Uma mulher sob influência é impactante. Nele entramos sem ser convidados no universo instável de uma família de classe média baixa, e ficamos lá a observar tudo o que ocorre entre aquelas paredes, ainda que aquele não seja nosso lugar. Há uma tensão muito grande ao longo de todo o filme, sempre há um clima desconfortável, que prenuncia que maiores dramas estão por vir, sejam de natureza psicológica sejam físicos e violentos.

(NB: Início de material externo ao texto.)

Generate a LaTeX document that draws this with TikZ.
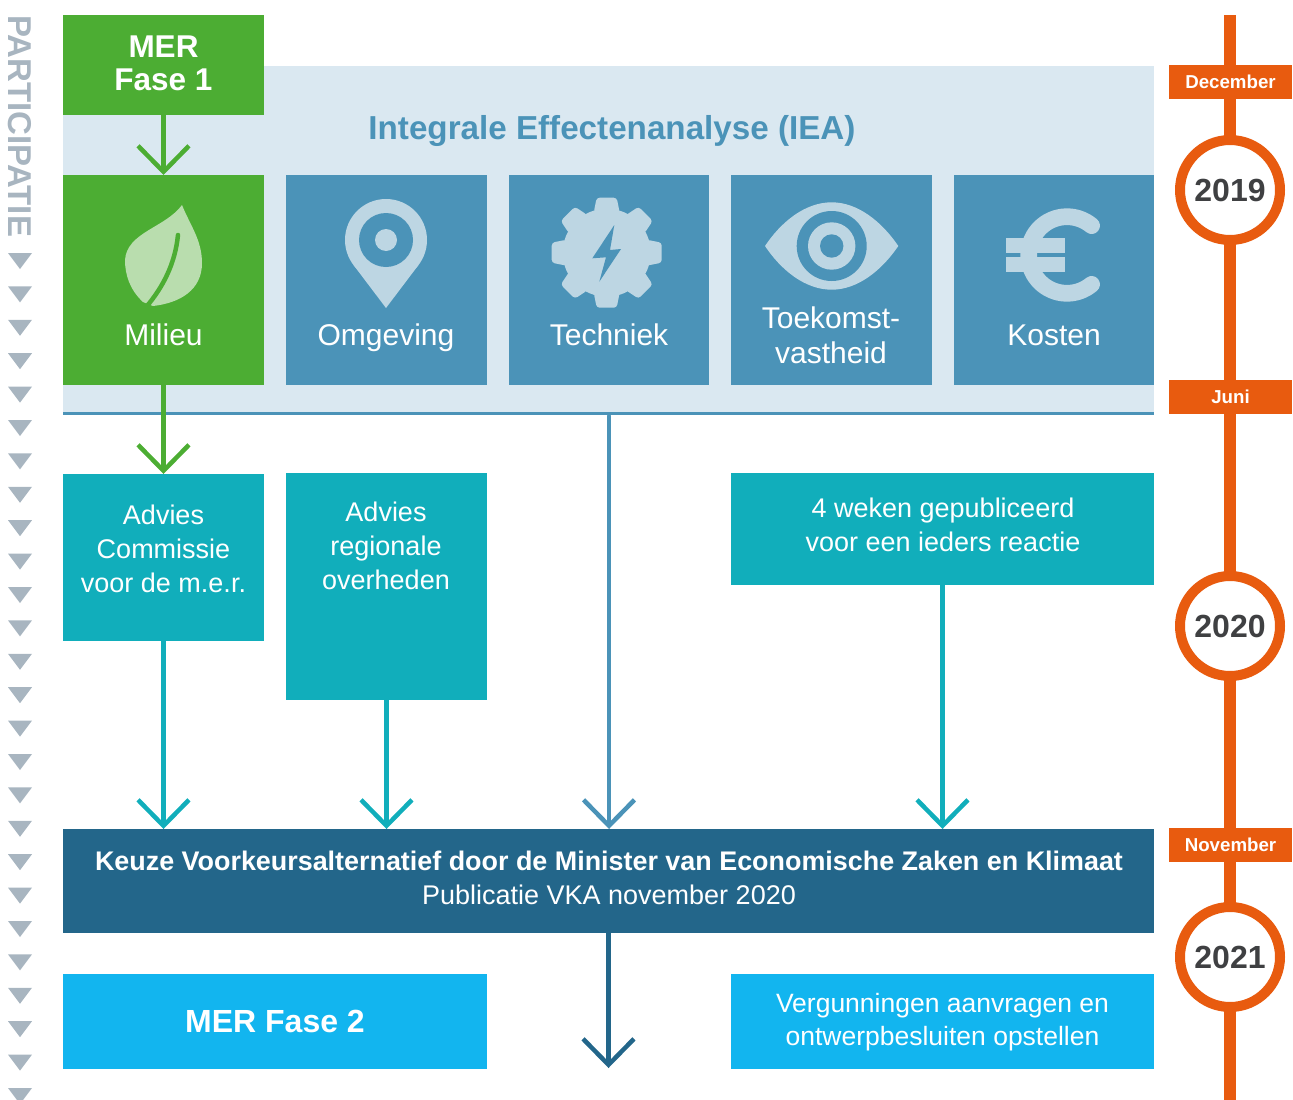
\documentclass[tikz,border=0pt]{standalone}
\usepackage{fontspec}
\setmainfont{Liberation Sans}
\usetikzlibrary{arrows.meta}
\definecolor{iealight}{HTML}{DAE8F1}
\definecolor{ieablue}{HTML}{4B93B8}
\definecolor{iconblue}{HTML}{BDD6E3}
\definecolor{merGreen}{HTML}{4CAD33}
\definecolor{iconGreen}{HTML}{B9DDAE}
\definecolor{adviesTeal}{HTML}{11AEBB}
\definecolor{keuzeBlue}{HTML}{23668A}
\definecolor{faseBlue}{HTML}{12B5EF}
\definecolor{timeOrange}{HTML}{E85B0F}
\definecolor{yearGrey}{HTML}{3F4042}
\definecolor{partGrey}{HTML}{A8B5C0}
\tikzset{
  box/.style={anchor=north west, inner sep=0pt, outer sep=0pt, align=center, text=white,
    minimum width=#1},
  boxtext/.style={inner sep=0pt, align=center, text=white, font=\fontsize{27}{34}\selectfont},
  icontext/.style={inner sep=0pt, anchor=base, align=center, text=white, font=\fontsize{30}{34.5}\selectfont},
  month/.style={fill=timeOrange, inner sep=0pt, minimum width=123pt, minimum height=34pt,
    text=white, font=\fontsize{18.7}{20}\selectfont\bfseries},
  year/.style={circle, draw=timeOrange, line width=10pt, fill=white, inner sep=0pt,
    minimum size=100pt, text=yearGrey, font=\fontsize{32}{34}\selectfont\bfseries},
  flow/.style={line width=4.5pt, -{Straight Barb[length=26pt,width=51pt]}, line cap=round}
}
\begin{document}
\begin{tikzpicture}[x=1pt,y=-1pt]
\useasboundingbox (0,0) rectangle (1293,1100);
% achtergrond
\fill[iealight] (63,66) rectangle (1154,415);
\coordinate (ieaLineLeft) at (63,413.5);
\coordinate (ieaLineRight) at (1154,413.5);
\coordinate (ieaLineOut) at (609,416);
\draw[ieablue,line width=3pt] (ieaLineLeft) -- (ieaLineRight);
\node[text=ieablue,font=\fontsize{33.2}{36}\selectfont\bfseries] (ieaTitle) at (612,131) {Integrale Effectenanalyse (IEA)};
% participatie
\node[rotate=-90,text=partGrey,inner sep=0pt,anchor=base west,font=\fontsize{33}{36}\selectfont\bfseries] (participatie) at (9,15) {PARTICIPATIE};
\foreach \i in {0,...,25}
  \fill[partGrey] (8,{253+33.4*\i}) -- (32,{253+33.4*\i}) -- (20,{269+33.4*\i}) -- cycle;
% boxes
\node[box=201pt,fill=merGreen,minimum height=100pt] (merFase) at (63,15) {};
\node[boxtext,font=\fontsize{31.5}{33.5}\selectfont\bfseries] (merFaseText) at (163.5,63.5) {MER\\Fase 1};
\node[box=201pt,fill=merGreen,minimum height=210pt] (milieu) at (63,175) {};
\node[box=201pt,fill=ieablue,minimum height=210pt] (omgeving) at (286,175) {};
\node[box=200pt,fill=ieablue,minimum height=210pt] (techniek) at (509,175) {};
\node[box=201pt,fill=ieablue,minimum height=210pt] (toekomst) at (731,175) {};
\node[box=200pt,fill=ieablue,minimum height=210pt] (kosten) at (954,175) {};
\node[icontext] (milieuText) at (163.5,345) {Milieu};
\node[icontext] (omgevingText) at (386,345) {Omgeving};
\node[icontext] (techniekText) at (609,345) {Techniek};
\node[icontext,anchor=center] (toekomstText) at (831,335.5) {Toekomst-\\vastheid};
\node[icontext] (kostenText) at (1054,345) {Kosten};
\node[box=201pt,fill=adviesTeal,minimum height=167pt] (commissie) at (63,474) {};
\node[box=201pt,fill=adviesTeal,minimum height=227pt] (regionaal) at (286,473) {};
\node[box=423pt,fill=adviesTeal,minimum height=112pt] (reactie) at (731,473) {};
\node[boxtext] (commissieText) at (163.5,549) {Advies\\Commissie\\voor de m.e.r.};
\node[boxtext] (regionaalText) at (386,546) {Advies\\regionale\\overheden};
\node[boxtext] (reactieText) at (943,525) {4 weken gepubliceerd\\voor een ieders reactie};
\node[box=1091pt,fill=keuzeBlue,minimum height=104pt] (keuze) at (63,829) {};
\node[boxtext] (keuzeText) at (609,878) {{\fontsize{26.9}{34}\selectfont\bfseries Keuze Voorkeursalternatief door de Minister van Economische Zaken en Klimaat}\\Publicatie VKA november 2020};
\node[box=424pt,fill=faseBlue,minimum height=95pt,font=\fontsize{32}{34}\selectfont\bfseries] (merFaseTwee) at (63,973.5) {MER Fase 2};
\node[box=423pt,fill=faseBlue,minimum height=95pt] (vergunning) at (731,974) {};
\node[boxtext,font=\fontsize{26.5}{33.5}\selectfont] (vergunningText) at (942.5,1022) {Vergunningen aanvragen en\\ontwerpbesluiten opstellen};
\coordinate (verder) at (609,1068);
% pijlen
\draw[flow,merGreen] (merFase.south) -- (milieu.north);
\draw[flow,merGreen] (milieu.south) -- (commissie.north);
\draw[flow,adviesTeal] (commissie.south) -- (commissie.south |- keuze.north);
\draw[flow,adviesTeal] (regionaal.south) -- (regionaal.south |- keuze.north);
\draw[flow,ieablue] (ieaLineOut) -- (ieaLineOut |- keuze.north);
\draw[flow,adviesTeal] (reactie.south) -- (reactie.south |- keuze.north);
\draw[flow,keuzeBlue] (keuze.south) -- (keuze.south |- verder);
% iconen
\fill[iconGreen] (182,205) .. controls (190,225) and (202,240) .. (202,263)
  .. controls (202,290) and (180,303) .. (153,306) -- (143,302)
  .. controls (130,290) and (125,275) .. (125,260) .. controls (127,232) and (165,228) .. (182,205) -- cycle;
\draw[merGreen,line width=4.5pt,line cap=round] (178,235) .. controls (175,265) and (162,288) .. (147,306);
\fill[iconblue] (386,240) circle[radius=41pt];
\fill[iconblue] (386,308) -- (353.3,264.7) -- (418.7,264.7) -- cycle;
\fill[ieablue] (386,240) circle[radius=27pt];
\fill[iconblue] (386,240) circle[radius=11pt];
\fill[iconblue] (606.7,252.7) circle[radius=44pt];
\foreach \a in {0,45,...,315}
  \fill[iconblue,rounded corners=3pt,shift={(606.7,252.7)},rotate=\a] (-13,-40) -- (-10,-55) -- (10,-55) -- (13,-40) -- cycle;
\fill[ieablue] (614.3,225) -- (592.3,258.3) -- (606,257.3) -- (599.3,281.7) -- (621,249) -- (610,250) -- cycle;
\fill[iconblue] (765,246) .. controls (781,222) and (805,202.3) .. (831.7,202.3) .. controls (858,202.3) and (882,222) .. (898.3,246)
  .. controls (882,270) and (858,289.7) .. (831.7,289.7) .. controls (805,289.7) and (781,270) .. (765,246) -- cycle;
\fill[ieablue] (831.7,246) circle[radius=35pt];
\fill[iconblue] (831.7,246) circle[radius=23.7pt];
\fill[ieablue] (831.7,246) circle[radius=11.7pt];
\fill[iconblue] (1006,238.3) rectangle (1065,253.3);
\fill[iconblue] (1006,257.3) rectangle (1065,272.3);
\draw[iconblue,line width=16.7pt,line cap=round] plot[domain=50:310,samples=50,smooth] ({1067+38.3*cos(\x)},{255+38.3*sin(\x)});
% tijdlijn
\coordinate (timeTop) at (1230,15);
\coordinate (timeEnd) at (1230,1100);
\draw[timeOrange,line width=11.5pt] (timeTop) -- (timeEnd);
\node[month] (december) at (1230.5,82) {December};
\node[month] (juni) at (1230.5,397) {Juni};
\node[month] (november) at (1230.5,845) {November};
\node[year] (jaarEen) at (1230,190) {2019};
\node[year] (jaarTwee) at (1230,626) {2020};
\node[year] (jaarDrie) at (1230,957) {2021};
\end{tikzpicture}
\end{document}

Mabel não é pura e simplesmente louca, ela também é afetada por todo o ambiente no qual está inserida. Além da predisposição patológica, ela é afetada pelas pessoas que não acreditam na sua capacidade de ser mãe, pelas constantes visitas dos colegas do marido, que não são da família nem lhe são íntimos mas que acabam por saber muitos dos assuntos internos de sua família, pelos parentes que aparecem em hora imprópria apenas para observar, pela pouca atenção que recebe do esposo que ela tanto ama. Gena Rowlands é intensa. Mabel é imprevisível, paranoica, bipolar; oscila entre o total desequilíbrio e um grande afeto e atenção com o marido e com os filhos; e Rownlads, que era esposa de Cassavetes, caminha bem entre esses extremos, cheia de exageros sentimentais e tiques nervosos, risos, choro e gritos. E o diretor com planos-sequências e câmera na mão explora ainda mais a intensidade da personagem. Já Nick, vivido por Peter Falk, é o típico pai de família dos anos 70: viril, dominador e ciumento. Entre gritos e safanões ele tenta acalmar a mulher, lhe dar algum juízo, receber atenção dos filhos. Quando eventualmente precisa cuidar das crianças sozinho, mostra-se tão ou mais disfuncional e mal-sucedido que a esposa. 

Aqui os personagens moldam a história, não o contrário. O realismo é tanto que chega a parecer improvisação por parte do elenco, embora também o texto seja de Cassavetes. Uma família não é nada mais que um punhado de loucos com laços sanguíneos (ou não). Essa do filme apenas é pior em mascarar a loucura aos olhos dos outros.